To be continued, inshâ’Allah, in Part 8.

Originally posted 2015-04-06 03:00:36.

Linda Thayer

Growing up Christian, Dr. Linda Thayer came to realize in her teens, that Jesus as 'divinity' and Jesus as the second 'person' of a 'Godhead' (the doctrine of the 'Trinity') were philosophical constructs, evolved later and not part of the New Testament Gospel books' portrait of the Son of Mary. In her 30's, when working as Bible translations consultant and linguistic advisor in West Africa, she had already added all things Islamic to her reading list, along with Biblical Studies. She has three university degrees in linguistic science (BA, MA, PhD), with a minor in anthropology. She believes that her fellow Muslims need to be current with the thinking and findings of modern Biblical Studies in order to meet Christians halfway in understanding the prophetic mission and personal nature of Jesus. To this end, she writes of the historical phenomenon of the Jesus movement from an interfaith perspective that dovetails with the Quran and ahâdîth.

3 Comments

  • Charles

    June 3, 2015 - 8:02 pm

    “Muslims would consider utterly useless anyone’s effort to take the transcendent God and try to make Him become materialized in human affairs.”

    This is a misunderstanding of Jesus being in the likeness of God.
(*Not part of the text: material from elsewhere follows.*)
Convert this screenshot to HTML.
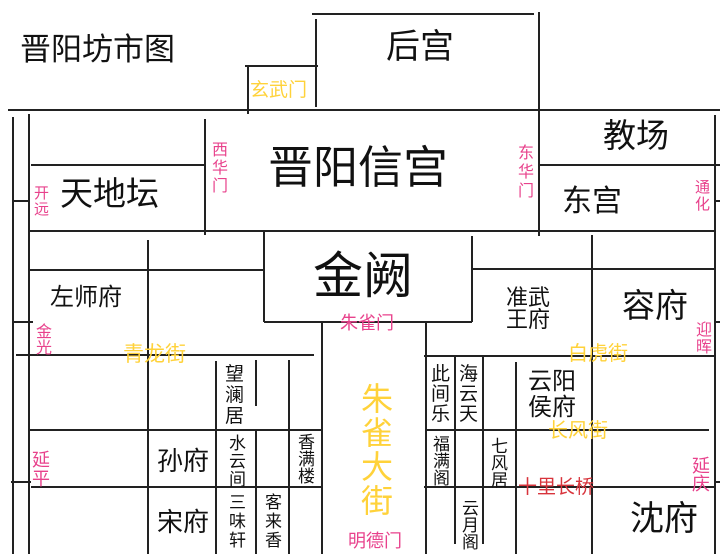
<!DOCTYPE html>
<html><head><meta charset="utf-8"><style>
html,body{margin:0;padding:0;background:#fff;}
svg{display:block;font-family:"Liberation Sans","Noto Sans CJK SC",sans-serif;}
.p{fill:#e8428c}.g{fill:#ffd23a}.k{fill:#111}
</style></head><body>
<svg width="720" height="554" viewBox="0 0 720 554" xmlns="http://www.w3.org/2000/svg">
<g stroke="#222" stroke-width="2" fill="none">
<line x1="312" y1="14" x2="534" y2="14"/>
<line x1="316" y1="19" x2="316" y2="107"/>
<line x1="245" y1="66" x2="318" y2="66"/>
<line x1="248" y1="66" x2="248" y2="114"/>
<line x1="8" y1="110" x2="720" y2="110"/>
<line x1="539" y1="12" x2="539" y2="236"/>
<line x1="13" y1="117" x2="13" y2="554"/>
<line x1="29" y1="114" x2="29" y2="554"/>
<line x1="31" y1="165" x2="205" y2="165"/>
<line x1="205" y1="119" x2="205" y2="235"/>
<line x1="13" y1="201" x2="29" y2="201"/>
<line x1="29" y1="231" x2="714" y2="231"/>
<line x1="539" y1="165" x2="720" y2="165"/>
<line x1="715" y1="115" x2="715" y2="554"/>
<line x1="715" y1="201" x2="720" y2="201"/>
<line x1="264" y1="232" x2="264" y2="322"/>
<line x1="264" y1="322" x2="472" y2="322"/>
<line x1="472" y1="236" x2="472" y2="322"/>
<line x1="148" y1="240" x2="148" y2="554"/>
<line x1="29" y1="270" x2="264" y2="270"/>
<line x1="472" y1="269" x2="715" y2="269"/>
<line x1="592" y1="235" x2="592" y2="554"/>
<line x1="322" y1="322" x2="322" y2="554"/>
<line x1="426" y1="322" x2="426" y2="554"/>
<line x1="16" y1="355" x2="314" y2="355"/>
<line x1="424" y1="356" x2="715" y2="356"/>
<line x1="13" y1="322" x2="33" y2="322"/>
<line x1="11" y1="482" x2="31" y2="482"/>
<line x1="715" y1="322" x2="720" y2="322"/>
<line x1="715" y1="482" x2="720" y2="482"/>
<line x1="216" y1="361" x2="216" y2="554"/>
<line x1="256" y1="360" x2="256" y2="406"/>
<line x1="256" y1="431" x2="256" y2="554"/>
<line x1="289" y1="360" x2="289" y2="554"/>
<line x1="28" y1="430" x2="323" y2="430"/>
<line x1="31" y1="487" x2="323" y2="487"/>
<line x1="455" y1="356" x2="455" y2="544"/>
<line x1="483" y1="356" x2="483" y2="544"/>
<line x1="516" y1="362" x2="516" y2="554"/>
<line x1="426" y1="430" x2="709" y2="430"/>
<line x1="424" y1="487" x2="715" y2="487"/>
</g>
<g class="k">
<text x="20" y="60" font-size="31">晋阳坊市图</text>
<text x="386" y="58" font-size="34">后宫</text>
<text x="268" y="183" font-size="45">晋阳信宫</text>
<text x="603" y="147" font-size="33">教场</text>
<text x="562" y="211" font-size="30">东宫</text>
<text x="60" y="205" font-size="33">天地坛</text>
<text x="313" y="293" font-size="50">金阙</text>
<text x="50" y="305" font-size="24">左师府</text>
<text x="506" y="305" font-size="22">准武</text>
<text x="506" y="327" font-size="22">王府</text>
<text x="622" y="317" font-size="33">容府</text>
<text x="157" y="470" font-size="26">孙府</text>
<text x="157" y="531" font-size="26">宋府</text>
<text x="528" y="389" font-size="24">云阳</text>
<text x="528" y="415" font-size="24">侯府</text>
<text x="630" y="530" font-size="34">沈府</text>
<g font-size="19">
<text x="225" y="380">望</text><text x="225" y="401">澜</text><text x="225" y="422">居</text>
<text x="431" y="380">此</text><text x="431" y="400">间</text><text x="431" y="420">乐</text>
<text x="459" y="380">海</text><text x="459" y="400">云</text><text x="459" y="420">天</text>
</g>
<g font-size="17">
<text x="229" y="449">水</text><text x="229" y="467">云</text><text x="229" y="485">间</text>
<text x="298" y="448">香</text><text x="298" y="465">满</text><text x="298" y="482">楼</text>
<text x="229" y="508">三</text><text x="229" y="527">味</text><text x="229" y="546">轩</text>
<text x="265" y="508">客</text><text x="265" y="527">来</text><text x="265" y="546">香</text>
<text x="433" y="450">福</text><text x="433" y="467">满</text><text x="433" y="484">阁</text>
<text x="491" y="452">七</text><text x="491" y="469">风</text><text x="491" y="486">居</text>
<text x="462" y="514">云</text><text x="462" y="531">月</text><text x="462" y="548">阁</text>
</g>
</g>
<g class="p">
<g font-size="16">
<text x="212" y="155">西</text><text x="212" y="173">华</text><text x="212" y="191">门</text>
<text x="518" y="158">东</text><text x="518" y="177">华</text><text x="518" y="196">门</text>
<text x="36" y="337">金</text><text x="36" y="353">光</text>
<text x="696" y="335">迎</text><text x="696" y="352">晖</text>
</g>
<g font-size="15">
<text x="34" y="198">开</text><text x="34" y="214">远</text>
<text x="695" y="192">通</text><text x="695" y="209">化</text>
</g>
<g font-size="18">
<text x="32" y="466">延</text><text x="32" y="485">平</text>
<text x="692" y="472">延</text><text x="692" y="490">庆</text>
<text x="340" y="329">朱雀门</text>
<text x="348" y="547">明德门</text>
</g>
</g>
<g class="g">
<text x="250" y="96" font-size="19">玄武门</text>
<text x="123" y="361" font-size="21">青龙街</text>
<text x="568" y="360" font-size="20">白虎街</text>
<text x="548" y="437" font-size="20">长风街</text>
<g font-size="32">
<text x="361" y="410">朱</text><text x="361" y="444">雀</text><text x="361" y="478">大</text><text x="361" y="512">街</text>
</g>
</g>
<text x="518" y="493" font-size="19" fill="#d8343c">十里长桥</text>
</svg>
</body></html>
In Genesis (1:27), we read that mankind was created in the image of God, but no one thinks that Adam or Eve are divine–including Paul, who, as the author notes, compared Jesus to the first Adam. Moreover, Paul’s student, Timothy wrote, “For there is one God and one mediator between God and mankind, the man Christ Jesus” (1 Tim 2:5). If Timothy called Jesus a man, and he received his teaching from Paul, then it would seem that Paul didn’t consider Jesus to be divine but has been misunderstood by non-Jewish Christians and Muslims.

  • Charles

    June 3, 2015 - 8:03 pm

    Interestingly, there are some hadiths in which Prophet Muhammad (pbuh) is reported as saying, “God created Adam in His form” and “The son of Adam was created in the form of al-Rahman.”

    There is controversy over how these hadiths are to be interpreted. Even so, regardless of interpretation, just as we do not consider these hadiths as indicating that Adam was divine, then perhaps we should consider that Paul’s writings similarly do not indicate divinity for Jesus.

    • idesireranks

      June 12, 2015 - 4:03 am

      Paul may not have thought of Christ AS has Allah incarnate on earth but he certainly lied when he called Isa AS the son of Allah plagiarizing from the Jews and Romans before him who used the title son of God. He also seemed to say Christ AS had some pre-existence which is not blasphemous but he does call him Lord which extreme exaltation.

      He invented a number of things. What went on in his head is beyond me. But even the earliest recollections of Isa AS contradict Pauls teachings.